━━ The records
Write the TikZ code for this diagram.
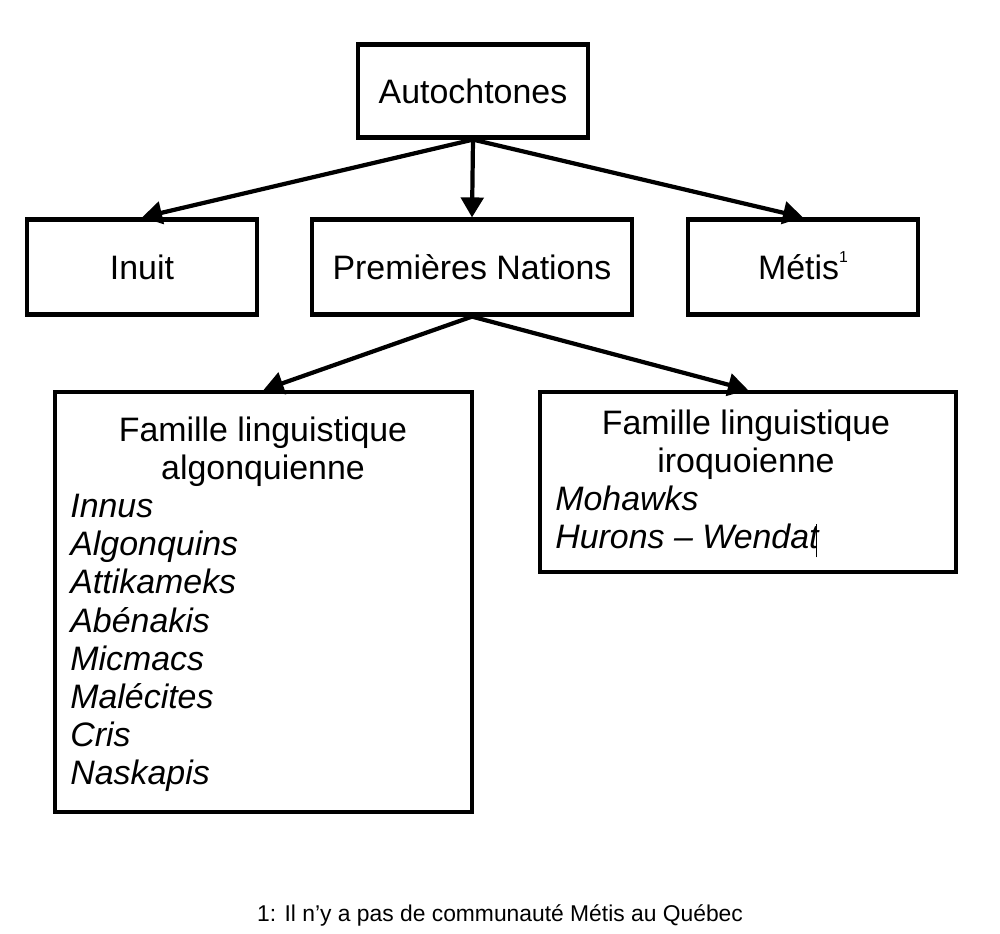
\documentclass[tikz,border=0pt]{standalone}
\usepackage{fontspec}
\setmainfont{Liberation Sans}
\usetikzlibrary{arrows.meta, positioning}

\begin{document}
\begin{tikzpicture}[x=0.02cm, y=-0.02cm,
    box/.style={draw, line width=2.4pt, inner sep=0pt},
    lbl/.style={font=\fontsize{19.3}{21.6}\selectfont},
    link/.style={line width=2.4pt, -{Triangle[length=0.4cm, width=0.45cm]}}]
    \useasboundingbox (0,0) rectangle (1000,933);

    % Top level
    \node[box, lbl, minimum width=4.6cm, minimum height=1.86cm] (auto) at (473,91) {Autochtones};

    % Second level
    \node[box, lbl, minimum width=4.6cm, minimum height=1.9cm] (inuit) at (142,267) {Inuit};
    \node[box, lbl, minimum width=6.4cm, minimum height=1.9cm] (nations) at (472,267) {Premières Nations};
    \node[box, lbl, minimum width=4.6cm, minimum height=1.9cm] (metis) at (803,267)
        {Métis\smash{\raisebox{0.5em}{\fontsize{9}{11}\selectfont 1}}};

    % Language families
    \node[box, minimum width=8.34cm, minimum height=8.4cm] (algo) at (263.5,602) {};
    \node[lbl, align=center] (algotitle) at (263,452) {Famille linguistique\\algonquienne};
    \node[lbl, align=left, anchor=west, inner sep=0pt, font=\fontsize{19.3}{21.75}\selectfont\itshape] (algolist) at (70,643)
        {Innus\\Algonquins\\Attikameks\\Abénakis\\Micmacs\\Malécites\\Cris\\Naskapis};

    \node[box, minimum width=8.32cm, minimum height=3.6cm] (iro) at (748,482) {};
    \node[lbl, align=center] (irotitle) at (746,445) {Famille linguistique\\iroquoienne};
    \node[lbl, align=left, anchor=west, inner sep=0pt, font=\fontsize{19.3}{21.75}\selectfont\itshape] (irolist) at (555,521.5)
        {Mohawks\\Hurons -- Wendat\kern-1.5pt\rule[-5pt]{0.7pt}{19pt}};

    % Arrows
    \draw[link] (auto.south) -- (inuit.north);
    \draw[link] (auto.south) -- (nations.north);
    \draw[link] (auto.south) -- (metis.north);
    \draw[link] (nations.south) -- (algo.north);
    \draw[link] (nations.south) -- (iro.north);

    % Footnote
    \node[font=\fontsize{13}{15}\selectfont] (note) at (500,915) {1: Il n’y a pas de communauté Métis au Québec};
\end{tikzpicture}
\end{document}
━━━━
━━ The records
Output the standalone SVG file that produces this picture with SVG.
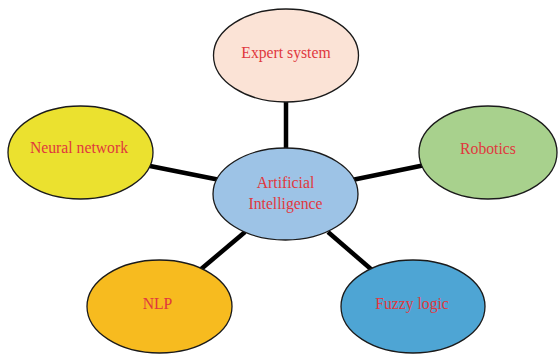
━━━━
━━ The records
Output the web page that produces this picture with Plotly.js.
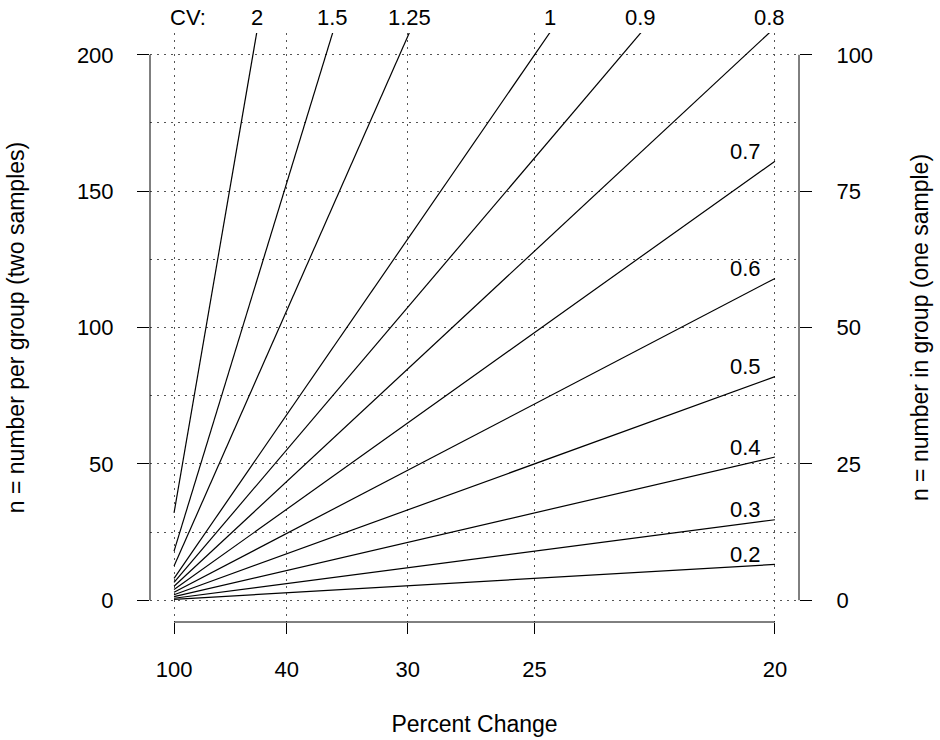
━━━━
Short exercise:
Copy word for word every line from the one with "Write the TikZ code for this diagram." through the one with "(nations.south) -- (iro.north);", including both. No pictures belong in the copy.

Exercise response:
Write the TikZ code for this diagram.
\documentclass[tikz,border=0pt]{standalone}
\usepackage{fontspec}
\setmainfont{Liberation Sans}
\usetikzlibrary{arrows.meta, positioning}

\begin{document}
\begin{tikzpicture}[x=0.02cm, y=-0.02cm,
    box/.style={draw, line width=2.4pt, inner sep=0pt},
    lbl/.style={font=\fontsize{19.3}{21.6}\selectfont},
    link/.style={line width=2.4pt, -{Triangle[length=0.4cm, width=0.45cm]}}]
    \useasboundingbox (0,0) rectangle (1000,933);

    % Top level
    \node[box, lbl, minimum width=4.6cm, minimum height=1.86cm] (auto) at (473,91) {Autochtones};

    % Second level
    \node[box, lbl, minimum width=4.6cm, minimum height=1.9cm] (inuit) at (142,267) {Inuit};
    \node[box, lbl, minimum width=6.4cm, minimum height=1.9cm] (nations) at (472,267) {Premières Nations};
    \node[box, lbl, minimum width=4.6cm, minimum height=1.9cm] (metis) at (803,267)
        {Métis\smash{\raisebox{0.5em}{\fontsize{9}{11}\selectfont 1}}};

    % Language families
    \node[box, minimum width=8.34cm, minimum height=8.4cm] (algo) at (263.5,602) {};
    \node[lbl, align=center] (algotitle) at (263,452) {Famille linguistique\\algonquienne};
    \node[lbl, align=left, anchor=west, inner sep=0pt, font=\fontsize{19.3}{21.75}\selectfont\itshape] (algolist) at (70,643)
        {Innus\\Algonquins\\Attikameks\\Abénakis\\Micmacs\\Malécites\\Cris\\Naskapis};

    \node[box, minimum width=8.32cm, minimum height=3.6cm] (iro) at (748,482) {};
    \node[lbl, align=center] (irotitle) at (746,445) {Famille linguistique\\iroquoienne};
    \node[lbl, align=left, anchor=west, inner sep=0pt, font=\fontsize{19.3}{21.75}\selectfont\itshape] (irolist) at (555,521.5)
        {Mohawks\\Hurons -- Wendat\kern-1.5pt\rule[-5pt]{0.7pt}{19pt}};

    % Arrows
    \draw[link] (auto.south) -- (inuit.north);
    \draw[link] (auto.south) -- (nations.north);
    \draw[link] (auto.south) -- (metis.north);
    \draw[link] (nations.south) -- (algo.north);
    \draw[link] (nations.south) -- (iro.north);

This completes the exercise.